About the job
DigitalOcean is hiring a Hardware Sustaining Engineer in Denver. This role supports the backbone of our cloud platform: the hardware infrastructure that powers our global server fleet. The position reports to the Manager of Infra::Machines::Design.
Role Overview
The Hardware Sustaining Engineer focuses on optimizing and troubleshooting data center hardware at scale. The work centers on keeping our server hardware, cabling, and networking equipment reliable and efficient, so customers can stay focused on their priorities. This position is part of a collaborative team that addresses new challenges as DigitalOcean expands its data center capabilities and explores new technologies.
What You Will Do
- Work as a key member of the Sustaining Engineering team within the Infra::Machines::Design Organization.
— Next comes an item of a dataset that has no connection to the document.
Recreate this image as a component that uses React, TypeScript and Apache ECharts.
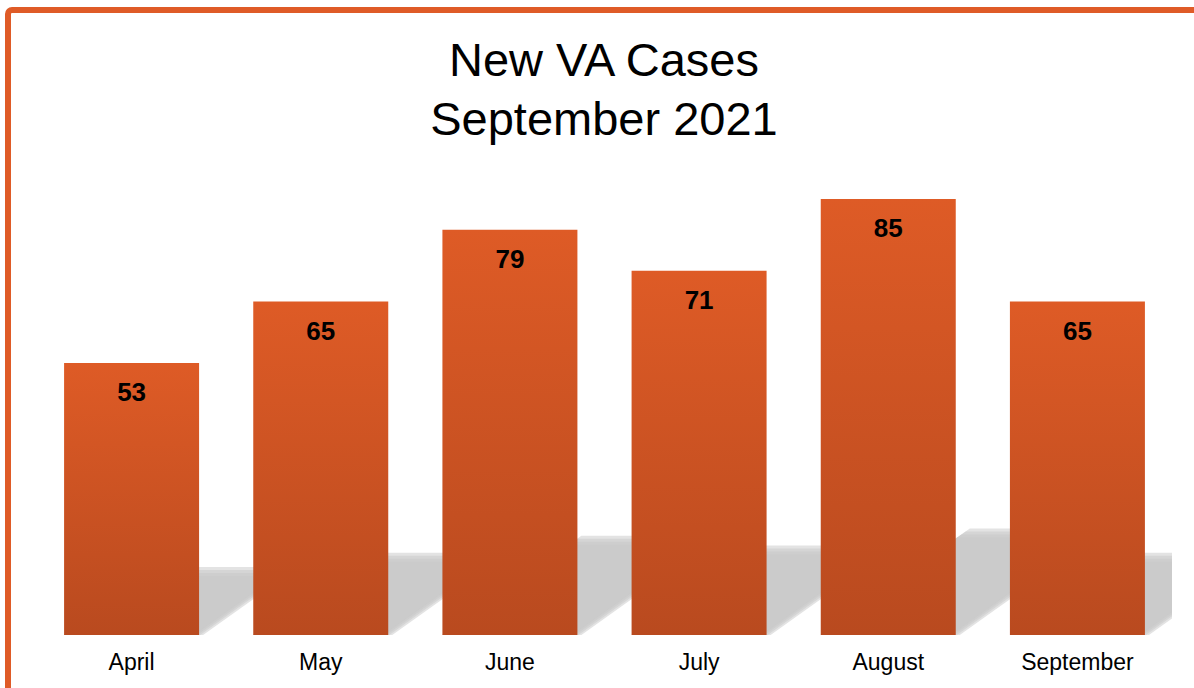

- Oversee server hardware, cabling, and networking components throughout their lifecycle.
- Monitor the #machines channel and MACHINES JIRA project, responding to issues and driving them to resolution.
- Participate in a 24/7 on-call rotation with the team.
- Serve as Tier 2 escalation support for Datacenter Operations (DCOPS) and Cloud Operations (CloudOps) on hardware and firmware matters.
- Develop and maintain standards and practices for DigitalOcean hardware operations.
- Collaborate with teams such as Qualification, Firmware, Fleet Lifecycle Engineering (FLE), Foresight, and Infrastructure Services to solve tooling, firmware, hardware, and operational challenges.
- Support the creation of tooling and runbooks to improve operational processes for hardware and firmware management.
- Coordinate with Operations teams to define monitoring thresholds, failure modes, and alerting protocols.
- Troubleshoot root causes of failures and help implement preventive solutions.
- Promote higher standards in our cloud infrastructure by identifying and adopting best practices from the industry.